I wasn’t completely happy with my primer line installation. The only stress loop I installed was between the firewall and the engine mount. It dawned on me later, that where I really needed a stress loop was between the engine mount and the engine. After all, the engine mount shouldn’t be moving separately from the firewall! This is the new, smaller loop between the firewall and the engine mount.

The new, smaller loop picture above allowed me to add a loop between the engine mount and the “T” fitting attached to the engine case. If there’s going to be movement, it’ll be between the engine and the engine mount.

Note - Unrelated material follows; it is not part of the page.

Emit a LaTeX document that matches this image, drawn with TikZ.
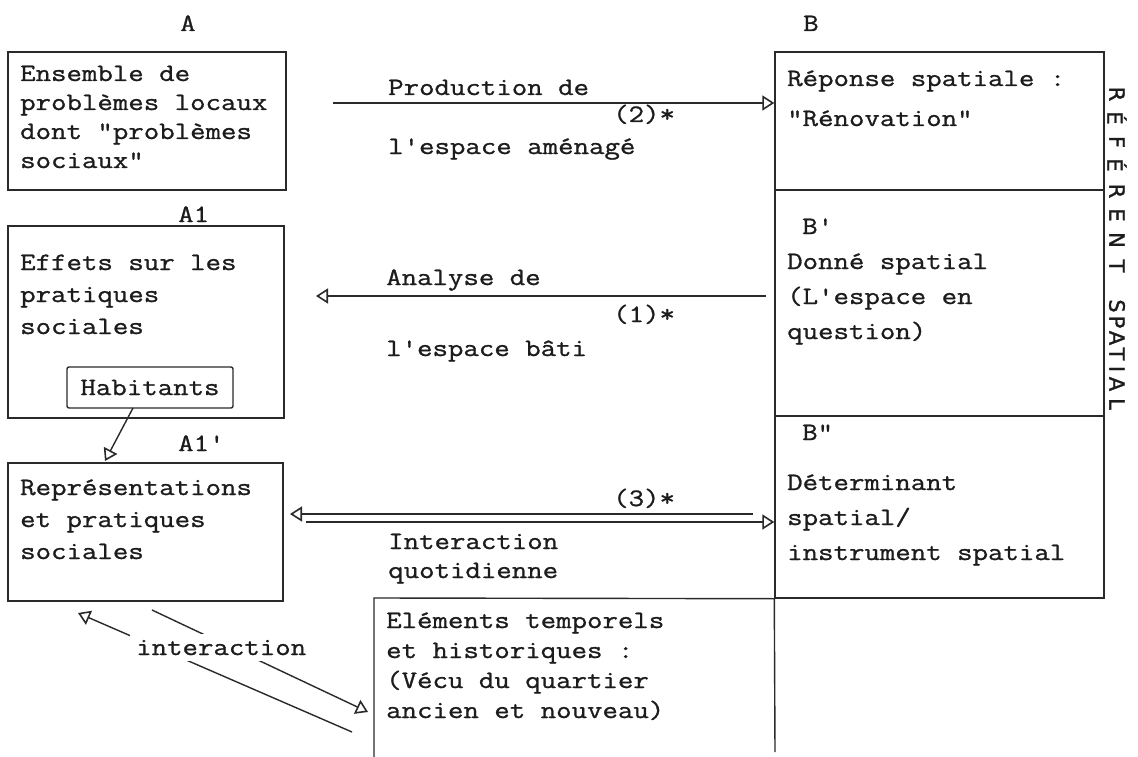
\documentclass[tikz,border=0pt]{standalone}
\usepackage{fontspec}
\setmonofont{Latin Modern Mono}[FakeStretch=1.2, FakeBold=1]
\newfontfamily\hand{DejaVu Sans}[FakeBold=1.5]
\usetikzlibrary{arrows.meta}
\definecolor{ink}{HTML}{1C1C1C}
\definecolor{pen}{HTML}{2A2A2A}
\newcommand\blk[2]{{\fontsize{25}{#1}\selectfont\begin{tabular}[t]{@{}l@{}}#2\end{tabular}}}
\begin{document}
\begin{tikzpicture}[x=1pt,y=-1pt,
  txt/.style={anchor=base west, inner sep=0pt, text=ink, font=\ttfamily\fontsize{25}{29}\selectfont},
  frame/.style={draw=pen, line width=1.4pt, inner sep=0pt},
  rule/.style={draw=pen, line width=1.4pt},
  conn/.style={draw=pen, line width=1.4pt, -{Triangle[open, length=12pt, width=15pt, line width=1.6pt]}},
  vlet/.style={inner sep=0pt, text=ink, rotate=-90, font=\hand\fontsize{21}{21}\selectfont},
]
\useasboundingbox[fill=white] (0,0) rectangle (1138,757);

% boxes
\node[frame, minimum width=278pt, minimum height=138pt] (boxA) at (147,121) {};
\node[frame, minimum width=276pt, minimum height=192pt] (boxA1) at (146,322) {};
\node[frame, minimum width=275pt, minimum height=138pt] (boxA1p) at (145.5,532) {};
\node[frame, minimum width=329pt, minimum height=546pt] (boxB) at (939.5,325) {};
\draw[rule] (boxB.west |- 0,190) -- (boxB.east |- 0,190);
\draw[rule] (boxB.west |- 0,416) -- (boxB.east |- 0,416);
\coordinate (eTL) at (374,598);
\draw[rule] (374,757) -- (eTL) -- (boxB.south west);
\draw[rule] (boxB.south west) -- (775,752);

% column labels
\node[txt] (labA) at (180,31) {A};
\node[txt] (labB) at (803,31) {B};
\node[txt] (labA1) at (178,222) {A1};
\node[txt] (labA1p) at (178,451) {A1'};
\node[txt] (labBp) at (802,234) {B'};
\node[txt] (labBpp) at (802,440) {B"};

% box texts
\node[txt] (tA) at (20,81) {\blk{29}{Ensemble de\\problèmes locaux\\dont "problèmes\\sociaux"}};
\node[txt] (tA1) at (20,270) {\blk{32}{Effets sur les\\pratiques\\sociales}};
\node[txt] (tA1p) at (20,495) {\blk{32}{Représentations\\et pratiques\\sociales}};
\node[txt] (tB) at (787,86) {\blk{40}{Réponse spatiale :\\"Rénovation"}};
\node[txt] (tBp) at (787,269) {\blk{35}{Donné spatial\\(L'espace en\\question)}};
\node[txt] (tBpp) at (787,490) {\blk{35}{Déterminant\\spatial/\\instrument spatial}};
\node[txt] (tE) at (386,628) {\blk{30}{Eléments temporels\\et historiques :\\(Vécu du quartier\\ancien et nouveau)}};

% Habitants
\node[frame, rounded corners=2pt, minimum width=166pt, minimum height=41pt, text=ink, font=\ttfamily\fontsize{25}{29}\selectfont] (hab) at (150,387.5) {Habitants};
\coordinate (habS) at (133,408);
\coordinate (habE) at (105,461);
\draw[conn] (habS) -- (habE);

% arrow (2)
\coordinate (p2s) at (333,103);
\draw[conn] (p2s) -- (p2s -| boxB.west);
\node[txt] (l2a) at (388,95) {Production de};
\node[txt] (l2n) at (613,122) {(2)*};
\node[txt] (l2b) at (388,154) {l'espace aménagé};

% arrow (1)
\coordinate (p1s) at (766,296);
\coordinate (p1e) at (316,296);
\draw[conn] (p1s) -- (p1e);
\node[txt] (l1a) at (386,285) {Analyse de};
\node[txt] (l1n) at (613,322) {(1)*};
\node[txt] (l1b) at (386,356) {l'espace bâti};

% arrow (3)
\coordinate (p3a) at (753,514);
\coordinate (p3ae) at (290,514);
\draw[conn] (p3a) -- (p3ae);
\coordinate (p3b) at (306,522);
\draw[conn] (p3b) -- (p3b -| boxB.west);
\node[txt] (l3n) at (613,506) {(3)*};
\node[txt] (l3b) at (388,549) {\blk{29}{Interaction\\quotidienne}};

% interaction arrows
\coordinate (i1s) at (152,610);
\coordinate (i1e) at (368,712);
\coordinate (i2s) at (352,732);
\coordinate (i2e) at (78,613);
\draw[conn] (i1s) -- (i1e);
\draw[conn] (i2s) -- (i2e);
\node[txt, fill=white, inner sep=6pt] (linter) at (130,655) {interaction};

% vertical text
\foreach \l/\y [count=\i] in {R/94, É/118, F/142, É/165, R/191, E/215, N/240, T/266, S/306, P/322, A/338, T/354, I/369, A/384, L/404}
  \node[vlet] (v\i) at (1117,\y) {\l};
\end{tikzpicture}
\end{document}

I’ve now moved on to Saturday’s work. The next item on the to-do list was the fabrication and installation of a fuel vent tube. The original installation had 90 degree AN fitting drilled into the fuel cap and poking out in the wind. Effective, but not a very elegant solution. I included a vent line glued to the high point in my new fiberglass fuel tank so all I needed to do was run a vent line from the fuel tank to below the wing to provide a little positive pressure. I installed a 90 degree bulkhead AN fitting through the lower portion of the fuselage just forward of the main spar. It exited at the wing root and will be hidden by my wing root fairing. This vent line attaches to the 90 degree fitting and then pokes out the bottom of the wing.

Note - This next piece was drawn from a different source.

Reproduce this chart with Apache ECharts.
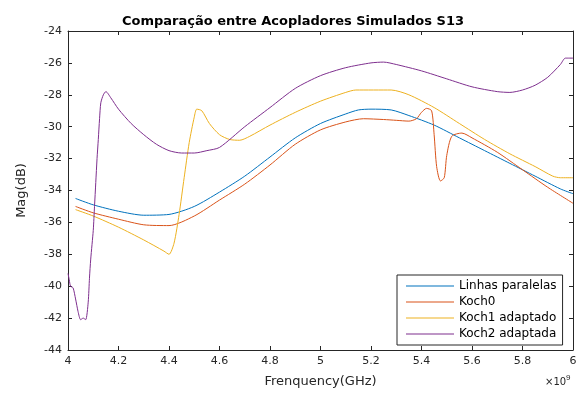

Here’s the tube coming out the bottom of the wing. I sure am going to miss that big AN fitting sticking out of the fuel cap sticking out of the top of my fuselage. It actually made for a pretty good gunsight for dogfighting!

You’ve seen this basic picture before, but I’ll point out a couple of things for the final installation. First, I mounted the Facet pump on a little bit of rubber to try to isolate the pump noise and vibration. The noise and vibration won’t hurt anything, but I just like to tone it down a bit. Secondly, I bought some Allen head screws for the installation of the solenoid on the solenoid bracket. This way, if I ever have to remove the two screws holding the solenoid in place, I’ll be able to do so with a small 90 degree Allen wrench without having to remove the fuel pump above the solenoid. The solenoid mounting bracket is a pre-fab purchased from Aircraft Spruce. I could have fabricated my own, but this little guy is pretty neat and reasonably priced.

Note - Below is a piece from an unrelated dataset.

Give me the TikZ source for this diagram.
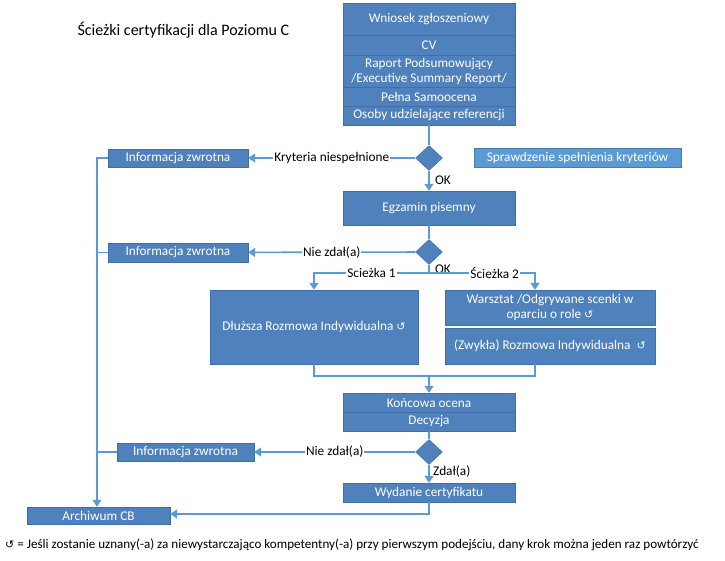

Aircraft Spruce Order Arrives

No pictures today, but I’m happy to say that when I arrived back in town from flying a 3-day trip, I found a good-sized Aircraft Spruce order waiting for me. Woo, hoo!

I’ve now got plenty of things to keep me busy for a few days of hangar work. Unfortunately, I’ve got 4 days until I have to go fly another trip and 2 of those 4 days are filled with recurrent ground school down in Denver. Bummer. This working for a living is really getting in the way of progress!

The ACS order contained my carb heat cable, parking brake cable and mixture cable. I also ordered a bunch of those firewall eyeball-style pass-through fittings. Boy, those things sure are expensive. At $30-something apiece, I’ve got $250+ invested in pass-throughs. I guess if I ever have an engine fire I’ll appreciate spending a few extra bucks.

I also received a bunch of different fittings to allow me to plumb my primer system and my manifold pressure line to the manifold pressure transducer. It should be fun trying to solder that 1/8″ copper tubing. Everybody says it isn’t too difficult, but I ordered extras of everything assuming I’ll screw up at least a little bit.

I’m going out to the airport tomorrow (Monday) for most of the day. I won’t be out there much at all on Tuesday and Wednesday because of ground school. I should be able to get in a pretty full day on Thursday before going back to work on Friday. I have a similar schedule next week, with the 2 days of recurrent ground school replaced by 2 days of Proficiency Training in the simulator. I go out of town again on Friday of that week.

The great news is that I worked my 1 week vacation in April such that I am completely off work between April 5th and April 22nd. I’m hoping to make some serious progress and maybe even get the engine started during that period. I think I’m getting close.

I should have pictures tomorrow! I’ve been up since 2:30am Colorado time this morning so even though it’s only 9:30pm, I’m headed to bed. Talk to you all tomorrow.